Belle Vue Park (Stockton-on-Tees)
- Location: Norton Road, Stockton-on-Tees, County Durham
- Coordinates: 54°34′41″N 1°18′22″W﻿ / ﻿54.57806°N 1.30611°W
- Opened: 1946
- Closed: 1974

= Belle Vue Park (Stockton-on-Tees) =

Former stadium in Stockton-on-Tees, UK

Belle Vue Park (Stockton-on-Tees) was a greyhound racing stadium located on Norton Road, Stockton-on-Tees, County Durham. It is not to be confused with Belle Vue Stadium in Manchester.

==Origins==
The stadium was constructed on Belle Vue Gardens, Mount Pleaseant in 1946. The stadium was located on the east side of Norton Road.

==Greyhound racing==
The greyhound racing started on 1 June 1946 and continued right up to 1970 and possibly beyond. The racing was independent (not affiliated to the sports governing body the National Greyhound Racing Club).
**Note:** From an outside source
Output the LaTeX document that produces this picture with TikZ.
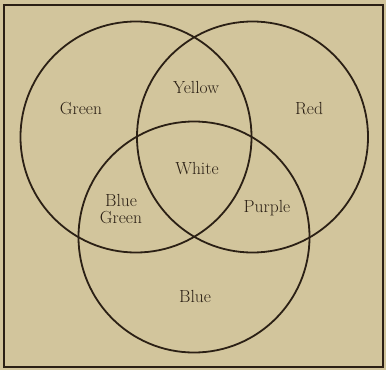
\documentclass[tikz,border=0pt]{standalone}
\usepackage{tikz}

\definecolor{paper}{HTML}{D2C59C}
\definecolor{ink}{HTML}{2B2015}

\begin{document}
\begin{tikzpicture}[x=1pt, y=-1pt,
    ring/.style={draw=ink, line width=1.8pt},
    lbl/.style={text=ink, font=\fontsize{17.5}{18}\selectfont, align=center, inner sep=0pt}]
% Paper and frame
\fill[paper] (0,0) rectangle (386,370);
\useasboundingbox (0,0) rectangle (386,370);
\draw[draw=ink, line width=1.4pt] (4,5) rectangle (383,367);
% Circles
\node[ring, circle, minimum size=231pt, inner sep=0pt] (green) at (136,137) {};
\node[ring, circle, minimum size=231pt, inner sep=0pt] (red) at (252.5,137) {};
\node[ring, circle, minimum size=231pt, inner sep=0pt] (blue) at (194,237) {};
% Region labels
\node[lbl] (lgreen) at (81,109) {Green};
\node[lbl] (lyellow) at (196,87) {Yellow};
\node[lbl] (lred) at (309,109) {Red};
\node[lbl] (lwhite) at (197,169) {White};
\node[lbl] (lbluegreen) at (121,209) {Blue\\[-1pt]Green};
\node[lbl] (lpurple) at (267,208) {Purple};
\node[lbl] (lblue) at (195,296) {Blue};
\end{tikzpicture}
\end{document}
Described as a rugged flapper the main distance was 440 yards and an inside Sumner hare was used. The directors of the company were Charles Hutchinson (Chairman), Joe Pye, George Hindmarsh and Stan White.

==Closure==
The site which was on the south side of Mount Pleasant Road and north of the Lustrum Beck closed around 1974 and was redeveloped as housing called Belle Vue Court.